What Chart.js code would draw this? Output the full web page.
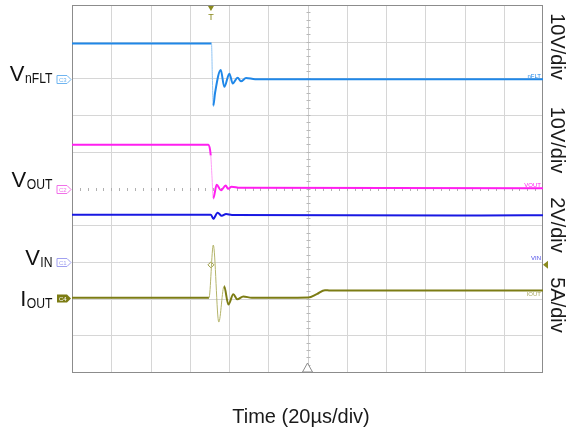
<!DOCTYPE html>
<html>
<head>
<meta charset="utf-8">
<script src="https://cdn.jsdelivr.net/npm/chart.js@4.4.0/dist/chart.umd.min.js"></script>
<style>
  html, body { margin: 0; padding: 0; background: #fff; }
  canvas { display: block; }
</style>
</head>
<body>
<canvas id="scope" width="572" height="432"></canvas>
<script>
// time base: 20 us/div, 12 divisions
const timeMaxUs = 240;
const trigTimeUs = 70.8;
const trigLevelAmps = 4.5;

// channel 3 : nFLT (V)
const nfltTimeUs = [0, 71.1, 71.5, 72.0, 72.9, 75.8, 77.6, 80.2, 81.9, 84.4, 86.1, 88.7, 93.3, 240];
const nfltVolts  = [9.7, 9.7, 0.9, -7.3, -3.7, 2.5, -2.1, 1.5, -1.2, 0.4, -0.6, 0.3, 0, 0];

// channel 2 : VOUT (V)
const voutTimeUs = [0, 69.5, 70.7, 71.3, 72.0, 73.7, 75.9, 78.3, 79.6, 81.3, 85.6, 240];
const voutVolts  = [11.9, 11.9, 9.0, 3.5, -2.7, 1.0, -0.5, 0.8, -0.1, 0.5, 0.2, 0.1];

// channel 1 : VIN (V)
const vinTimeUs = [0, 70.8, 72.0, 74.2, 76.3, 78.5, 81.5, 207.9, 240];
const vinVolts  = [2.57, 2.57, 2.35, 2.68, 2.51, 2.61, 2.56, 2.53, 2.54];

// channel 4 : IOUT (A)
const ioutTimeUs = [0, 69.8, 72.0, 74.8, 77.5, 79.7, 82.2, 84.2, 87.3, 91.6, 120.4, 124.7, 128.9, 131.5, 240];
const ioutAmps   = [0, 0, 7.2, -3.3, 1.6, -0.9, 0.5, -0.2, 0.2, 0, 0.05, 0.5, 1.05, 1.0, 1.0];

// scope settings per channel (units per div, ground position in div)
const chNames   = ['nFLT', 'VOUT', 'VIN', 'IOUT'];
const chUnits   = ['V', 'V', 'V', 'A'];
const chPerDiv  = [10, 10, 2, 5];
const chGround  = [7.98, 5.0, 3.0, 2.02];
const chColors  = ['#1f87e8', '#ff1ff0', '#1818e2', '#7c7c14'];
const chLight   = ['#8ec3f3', '#ff9cf6', '#1818e2', '#b4b46a'];

function toDiv(times, vals, ch) {
  return times.map((t, i) => ({ x: t, y: chGround[ch] + vals[i] / chPerDiv[ch] }));
}

function steep(c) {
  const dx = Math.abs(c.p1.x - c.p0.x), dy = Math.abs(c.p1.y - c.p0.y);
  return dy > 20 && dy > 5 * dx;
}

function trace(label, pts, ch) {
  return {
    label: label,
    data: pts,
    borderColor: chColors[ch],
    borderWidth: 2,
    pointRadius: 0,
    cubicInterpolationMode: 'monotone',
    fill: false,
    segment: {
      borderWidth: c => steep(c) ? 1 : 2,
      borderColor: c => steep(c) ? chLight[ch] : chColors[ch]
    }
  };
}

const FONT = '"Liberation Sans", Arial, sans-serif';

function tag(ctx, x, y, color, filled, text) {
  ctx.beginPath();
  ctx.moveTo(x, y - 4);
  ctx.lineTo(x + 10, y - 4);
  ctx.lineTo(x + 14, y);
  ctx.lineTo(x + 10, y + 4);
  ctx.lineTo(x, y + 4);
  ctx.closePath();
  if (filled) {
    ctx.fillStyle = color;
    ctx.fill();
  } else {
    ctx.fillStyle = '#fff';
    ctx.fill();
    ctx.strokeStyle = color;
    ctx.lineWidth = 1;
    ctx.stroke();
  }
  ctx.font = '6px ' + FONT;
  ctx.fillStyle = filled ? '#fff' : color;
  ctx.textAlign = 'left';
  ctx.textBaseline = 'middle';
  ctx.fillText(text, x + 2, y + 0.5);
}

// main letter + narrow subscript, right aligned
function subLabel(ctx, main, sub, right, base) {
  const squeeze = 0.84;
  ctx.fillStyle = '#111';
  ctx.textBaseline = 'alphabetic';
  ctx.textAlign = 'left';
  ctx.font = '22px ' + FONT;
  const wm = ctx.measureText(main).width;
  ctx.font = '14.5px ' + FONT;
  const ws = ctx.measureText(sub).width * squeeze;
  const x0 = right - wm - ws;
  ctx.font = '22px ' + FONT;
  ctx.fillText(main, x0, base);
  ctx.save();
  ctx.translate(x0 + wm + 0.5, base + 1.5);
  ctx.scale(squeeze, 1);
  ctx.font = '14.5px ' + FONT;
  ctx.fillText(sub, 0, 0);
  ctx.restore();
}

const scopePlugin = {
  id: 'scope',
  beforeDatasetsDraw(chart) {
    const { ctx, chartArea: a, scales: { x, y } } = chart;
    ctx.save();
    ctx.lineWidth = 1;
    ctx.strokeStyle = '#d6d6d6';
    for (let i = 1; i < 12; i++) {
      if (i === 6) continue;
      const px = Math.round(x.getPixelForValue(i * 20)) + 0.5;
      ctx.beginPath(); ctx.moveTo(px, a.top); ctx.lineTo(px, a.bottom); ctx.stroke();
    }
    for (let j = 1; j < 10; j++) {
      if (j === 5) continue;
      const py = Math.round(y.getPixelForValue(j)) + 0.5;
      ctx.beginPath(); ctx.moveTo(a.left, py); ctx.lineTo(a.right, py); ctx.stroke();
    }
    // centre cross with minor ticks
    const cx = Math.round(x.getPixelForValue(timeMaxUs / 2)) + 0.5;
    const cy = Math.round(y.getPixelForValue(5)) + 0.5;
    ctx.strokeStyle = '#cfcfcf';
    ctx.beginPath(); ctx.moveTo(cx, a.top); ctx.lineTo(cx, a.bottom); ctx.stroke();
    ctx.strokeStyle = '#b8b8b8';
    for (let k = 1; k < 50; k++) {
      const py = Math.round(y.getPixelForValue(k * 0.2)) + 0.5;
      ctx.beginPath(); ctx.moveTo(cx - 2, py); ctx.lineTo(cx + 2, py); ctx.stroke();
    }
    ctx.fillStyle = '#b0b0b0';
    for (let k = 1; k < 60; k++) {
      const px = Math.round(x.getPixelForValue(k * 4));
      ctx.fillRect(px, cy - 1.5, 1, 3);
    }
    ctx.strokeStyle = '#8c8c8c';
    ctx.strokeRect(a.left + 0.5, a.top + 0.5, a.right - a.left - 1, a.bottom - a.top);
    ctx.restore();
  },
  afterDatasetsDraw(chart) {
    const { ctx, chartArea: a, scales: { x, y } } = chart;
    ctx.save();

    // channel ground tags on the left
    const tagText = ['C3', 'C2', 'C1', 'C4'];
    const tagCol = ['#6fb4f0', '#f070e8', '#a0a0f0', chColors[3]];
    for (let c = 0; c < 4; c++) {
      const py = Math.round(y.getPixelForValue(chGround[c])) + 0.5;
      tag(ctx, a.left - 15, py, tagCol[c], c === 3, tagText[c]);
    }

    // channel names
    subLabel(ctx, 'V', 'nFLT', 52, 81);
    subLabel(ctx, 'V', 'OUT', 52, 187);
    subLabel(ctx, 'V', 'IN', 52, 265);
    subLabel(ctx, 'I', 'OUT', 52, 306);

    // small names at the right end of traces
    ctx.font = '6px ' + FONT;
    ctx.textAlign = 'right';
    ctx.textBaseline = 'alphabetic';
    const endCol = ['#1f87e8', '#ff1ff0', '#4a4ae8', '#a8a860'];
    for (let c = 0; c < 4; c++) {
      const py = y.getPixelForValue(chGround[c]);
      ctx.fillStyle = endCol[c];
      ctx.fillText(chNames[c], a.right - 2, py - 1.5);
    }

    // trigger position marker
    const tx = x.getPixelForValue(trigTimeUs);
    ctx.fillStyle = '#8a8a1e';
    ctx.beginPath();
    ctx.moveTo(tx - 3, a.top + 1); ctx.lineTo(tx + 3, a.top + 1); ctx.lineTo(tx, a.top + 6);
    ctx.closePath(); ctx.fill();
    ctx.font = '9px ' + FONT;
    ctx.textAlign = 'center';
    ctx.fillText('T', tx, a.top + 15);

    // trigger level marker on the right
    const ty = y.getPixelForValue(chGround[3] + trigLevelAmps / chPerDiv[3]);
    ctx.beginPath();
    ctx.moveTo(a.right, ty); ctx.lineTo(a.right + 5, ty - 4); ctx.lineTo(a.right + 5, ty + 4);
    ctx.closePath(); ctx.fill();

    // horizontal position marker at bottom
    const hx = x.getPixelForValue(timeMaxUs / 2);
    ctx.strokeStyle = '#8c8c8c';
    ctx.fillStyle = '#fff';
    ctx.beginPath();
    ctx.moveTo(hx - 5, a.bottom); ctx.lineTo(hx + 5, a.bottom); ctx.lineTo(hx, a.bottom - 9);
    ctx.closePath(); ctx.fill(); ctx.stroke();

    // volts/div labels
    ctx.fillStyle = '#1a1a1a';
    ctx.font = '20px ' + FONT;
    ctx.textAlign = 'center';
    ctx.textBaseline = 'middle';
    const divY = [46.5, 140, 225, 305];
    for (let c = 0; c < 4; c++) {
      ctx.save();
      ctx.translate(557, divY[c]);
      ctx.rotate(Math.PI / 2);
      ctx.fillText(chPerDiv[c] + chUnits[c] + '/div', 0, 0);
      ctx.restore();
    }

    ctx.textBaseline = 'alphabetic';
    ctx.fillText('Time (20\u00b5s/div)', 301, 423);
    ctx.restore();
  }
};

new Chart(document.getElementById('scope'), {
  type: 'line',
  data: {
    datasets: [
      trace('VnFLT', toDiv(nfltTimeUs, nfltVolts, 0), 0),
      trace('VOUT', toDiv(voutTimeUs, voutVolts, 1), 1),
      trace('VIN', toDiv(vinTimeUs, vinVolts, 2), 2),
      trace('IOUT', toDiv(ioutTimeUs, ioutAmps, 3), 3),
      {
        label: 'trigger',
        data: [{ x: trigTimeUs, y: chGround[3] + trigLevelAmps / chPerDiv[3] }],
        showLine: false,
        pointStyle: 'rectRot',
        pointRadius: 3,
        pointBorderWidth: 1,
        pointBorderColor: '#9a9a40',
        pointBackgroundColor: 'rgba(255,255,255,0.6)'
      }
    ]
  },
  options: {
    responsive: false,
    animation: false,
    events: [],
    layout: { padding: { left: 72, right: 29, top: 4, bottom: 60 } },
    scales: {
      x: { type: 'linear', min: 0, max: timeMaxUs, display: false },
      y: { min: 0, max: 10, display: false }
    },
    plugins: {
      legend: { display: false },
      tooltip: { enabled: false }
    }
  },
  plugins: [scopePlugin]
});
</script>
</body>
</html>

Goal:
Return exactly what appears from the opening line of the material through the line with "0.5, 0.2, 0.1];", apart from the pictures.

The output:
What Chart.js code would draw this? Output the full web page.
<!DOCTYPE html>
<html>
<head>
<meta charset="utf-8">
<script src="https://cdn.jsdelivr.net/npm/chart.js@4.4.0/dist/chart.umd.min.js"></script>
<style>
  html, body { margin: 0; padding: 0; background: #fff; }
  canvas { display: block; }
</style>
</head>
<body>
<canvas id="scope" width="572" height="432"></canvas>
<script>
// time base: 20 us/div, 12 divisions
const timeMaxUs = 240;
const trigTimeUs = 70.8;
const trigLevelAmps = 4.5;

// channel 3 : nFLT (V)
const nfltTimeUs = [0, 71.1, 71.5, 72.0, 72.9, 75.8, 77.6, 80.2, 81.9, 84.4, 86.1, 88.7, 93.3, 240];
const nfltVolts  = [9.7, 9.7, 0.9, -7.3, -3.7, 2.5, -2.1, 1.5, -1.2, 0.4, -0.6, 0.3, 0, 0];

// channel 2 : VOUT (V)
const voutTimeUs = [0, 69.5, 70.7, 71.3, 72.0, 73.7, 75.9, 78.3, 79.6, 81.3, 85.6, 240];
const voutVolts  = [11.9, 11.9, 9.0, 3.5, -2.7, 1.0, -0.5, 0.8, -0.1, 0.5, 0.2, 0.1];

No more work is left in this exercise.